Saved from the scrap heap
After falling off its jackstands, a J/105 gets repaired and retrofitted by a new owner
During a fierce winter storm that plowed across New England in March 2018, the J/105 Eclipse tumbled off its jackstands at the Jubilee Yacht Club in Beverly, Massachusetts. Not unlike Humpty Dumpty’s shell, some of the
boat’s bulkheads cracked upon impact. The boat was hauled to Brewer Yacht Yards and Marinas in Rhode Island where the boat’s owner met with insurance company representatives and declared it officially totaled. At least it seemed that way to just about everybody except Ric Dexter, a devout J/105 sailor fighting a battle against pancreatic cancer and looking for a project to keep his mind off doctors and hospitals.
Dexter had received word about the boat from his longtime friend Andrew Flaherty, the so-called gelcoat wizard and owner of Marblehead Composites, a regional boat repair business. According to Flaherty, the damaged J/105 might be worth a look. Eclipse was built in 2000 and had spent its first six years as a freshwater boat in an Oklahoma lake. It held promise. Retired from his lengthy career at General Electric’s aircraft engine division in Lynn, Massachusetts, Dexter was eager to put his engineering skills to new use.
“I knew just about everything there is to know about a J/105,” he said. “It’s a great boat. It’s also a very simple boat.”
To describe Dexter as a man of great patience and determination would be an understatement. But that’s getting ahead of the story. Dexter had spent the previous 15 sailing seasons doing all the maintenance as well as skippering the J/105 Circe’s Cup, which was moored in nearby Marblehead Harbor. When Circe’s Cup was put up for sale, he found himself without a boat to sail for the first time in his life.
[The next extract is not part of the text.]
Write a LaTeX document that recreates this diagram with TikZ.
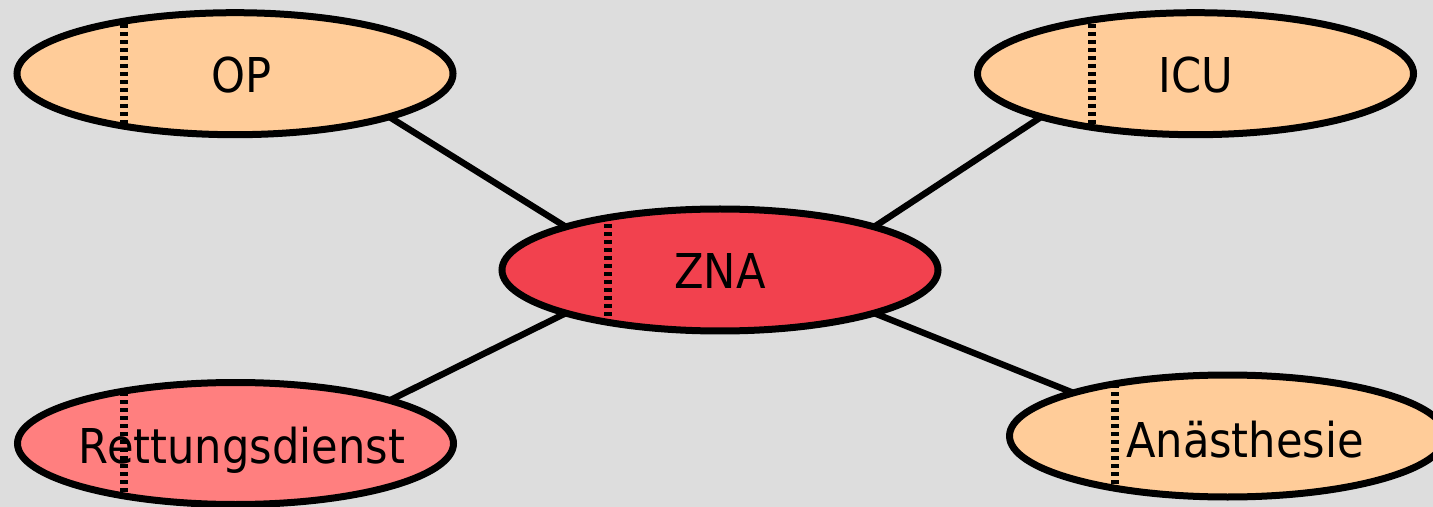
\documentclass[tikz,border=0pt]{standalone}
\usepackage{fontspec}
\setmainfont{DejaVu Sans}[FakeStretch=0.9]
\usetikzlibrary{backgrounds,shapes.geometric}
\definecolor{bg}{HTML}{DDDDDD}
\definecolor{peach}{HTML}{FFCC99}
\definecolor{zna}{HTML}{F2414E}
\definecolor{rett}{HTML}{FF7F7F}
\tikzset{
  unit/.style={ellipse, draw=black, line width=3.5pt, minimum width=218pt, minimum height=61pt, inner sep=0pt, outer sep=0pt},
  lbl/.style={anchor=base, inner sep=0pt, font=\fontsize{24}{28}\selectfont},
  divider/.style={line width=3.8pt, dash pattern=on 2pt off 2pt},
  link/.style={line width=3.2pt}
}
\newcommand{\divline}[2]{%
  \begin{scope}
    \clip (#1.center) ellipse [x radius=109pt, y radius=30.5pt];
    \draw[divider] (#2,0) -- (#2,507);
  \end{scope}}
\begin{document}
\begin{tikzpicture}[x=0.5pt,y=-0.5pt]
\useasboundingbox (0,0) rectangle (1433,507);
\clip (0,0) rectangle (1433,507);
\node[unit, fill=peach] (OP) at (235,73.7) {};
\node[unit, fill=peach] (ICU) at (1195.5,73.7) {};
\node[unit, fill=zna] (ZNA) at (720,270) {};
\node[unit, fill=rett] (RD) at (235.5,443.5) {};
\node[unit, fill=peach] (AN) at (1227.5,436) {};
\divline{OP}{124}
\divline{ICU}{1092}
\divline{ZNA}{608}
\divline{RD}{124}
\divline{AN}{1115}
\node[lbl] (OPt) at (242,93) {OP};
\node[lbl] (ICUt) at (1196,93) {ICU};
\node[lbl] (ZNAt) at (720,289) {ZNA};
\node[lbl] (RDt) at (242,463) {Rettungsdienst};
\node[lbl] (ANt) at (1245,457) {Anästhesie};
\begin{pgfonlayer}{background}
  \fill[bg] (0,0) rectangle (1433,507);
  \draw[link] (ZNA.north west) -- (OP.south east);
  \draw[link] (ZNA.north east) -- (ICU.south west);
  \draw[link] (ZNA.south west) -- (RD.north east);
  \draw[link] (ZNA.south east) -- (AN.north west);
\end{pgfonlayer}
\end{tikzpicture}
\end{document}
“I’m 65, and I started sailing relatively late, but I love it and I enjoy every minute that I’m out on the water,” said Dexter, an avid racer who also serves as official measurer for Marblehead J/105 Fleet 2. “Back in the early 1990s, I hired a guy at GE who belonged to the Jubilee Yacht Club and owned a Pearson 33. It was a nice boat and he taught me to sail.”
Moisture meter in hand, Dexter brokered a deal for Eclipse and had the boat hauled from Rhode Island to Flaherty’s shop back in Massachusetts. Squeezing the boat inside the warehouse was tricky, but Ronnie Wiswell, the ace boat hauler from Marblehead Trading Co., made backing in the 35-foot hull with its 11-foot beam look like child’s play.
“Andrew has a heated warehouse, so that’s where we put the boat. It was the last one to fit inside. We had to retract the bowsprit just to close the barn door,” he said, proudly noting the J/105 is the first boat ever designed with a retractable bowsprit. “Being the last one in meant I’d have to be the first one out in the spring.”
The clock began ticking. It was the end of October. Dexter figured he had seven months to complete the extensive repairs before the other owners started clamoring to get their boats out of the warehouse and into the ocean.
“The pressure was on,” he said, having presumed a May 8 deadline. “I started stripping the boat of every last piece of hardware, every fitting. I took out the damaged bulkheads, the settee, the headliner, the entire interior, all the wiring, the head, the electronics. It all came out and then I went to work.”
Looking back on the project, Dexter estimated he invested 750 hours in the repairs. Of those hours, 25% were spent on actual repairs and 75% addressing damage caused by a lack of maintenance.
“The boat had a lot of water damage from years of neglect,” he said. Balsa-cored hull and decks such as the J/105’s need to be repaired if there is water intrusion.
“I knew I had to start by rebuilding the bulkhead near the middle of the boat. That one cracked when it bounced.”
Luckily the fall did not damage the mast or boom.